14:                                               ; preds = %5
  %15 = icmp eq i64 %6, 0
  br i1 %15, label %.loopexit, label %.preheader.preheader

.loopexit:                                        ; preds = %26, %.preheader.preheader, %14, %5, %entry
  %16 = phi i64 [ 0, %entry ], [ %6, %5 ], [ 0, %14 ], [ 0, %26 ], [ %21, %.preheader.preheader ]
  %17 = phi i8 [ 1, %entry ], [ 0, %5 ], [ 1, %14 ], [ 1, %26 ], [ 0, %.preheader.preheader ]
  %18 = insertvalue { i64, i8 } undef, i64 %16, 0
  %19 = insertvalue { i64, i8 } %18, i8 %17, 1
  ret { i64, i8 } %19

.preheader.preheader:                             ; preds = %14, %26
  %20 = phi i64 [ %21, %26 ], [ %6, %14 ]
  %21 = add nsw i64 %20, -1
  %22 = getelementptr inbounds { %swift.type* }, { %swift.type* }* %tailaddr, i64 %21, i32 0
  %23 = bitcast %swift.type** %22 to i8**
  %24 = load i8*, i8** %23, align 8
  %25 = icmp eq i8* %24, %12
  br i1 %25, label %.loopexit, label %26

26:                                               ; preds = %.preheader.preheader
  %27 = icmp eq i64 %21, 0
  br i1 %27, label %.loopexit, label %.preheader.preheader
}

As best I can tell -- which I may be wrong, as I'm not familiar with LLVM IR -- %21 is always loaded from %20, which in turn is first loaded from %6. This means that %24 and %12 are the same, and the icmp instruction assigned to %25 is redundant.

I have three questions:

Is my understanding of the problem correct?
Is this a known issue?
Is fixing this a responsibility of the Swift frontend (to emit cleaner IR) or LLVM (to eliminate this kind of check)?

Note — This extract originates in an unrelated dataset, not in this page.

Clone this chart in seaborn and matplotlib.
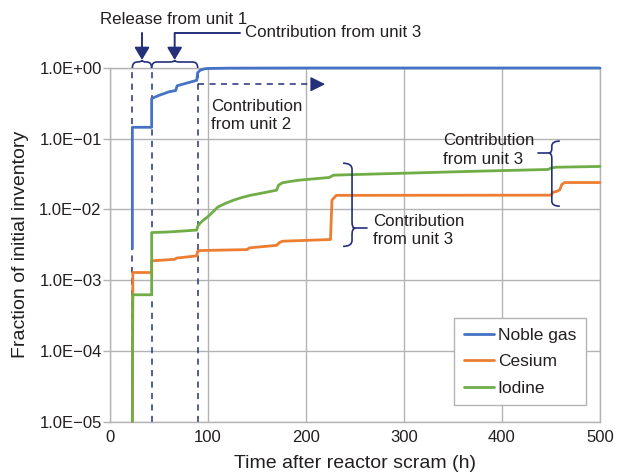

Edit: On further investigation, I realize this probably isn't actually a problem. If I treat these as unconditional jumps then the entire function is only four instructions, so there's probably just something going on I don't understand. On the other hand, this slightly more complex version of the function has a different problem:

func getIndex(arr: [(type: Any.Type, name: String?)], type: Any.Type, name: String?) -> Int? {
    arr.lastIndex {
        $0.type == type && $0.name == name
    }
}

        test    rsi, rsi
        je      .LBB1_10
        test    r12, r12
        je      .LBB1_14
        ; ...
        jmp     .LBB1_9
.LBB1_10:
        test    r12, r12
        jne     .LBB1_14
        ; ...

Godbolt link

Since there's no other jumps to LBB1_10, and the instruction immediately before it is an unconditional jump, I'd think this can be simplified to:

        test    r12, r12
        je      .LBB1_14
        test    rsi, rsi
        je      .LBB1_10
        ; ...
        jmp     .LBB1_9
.LBB1_10:
        ; ...

But that would be solidly within the domain of LLVM and not Swift.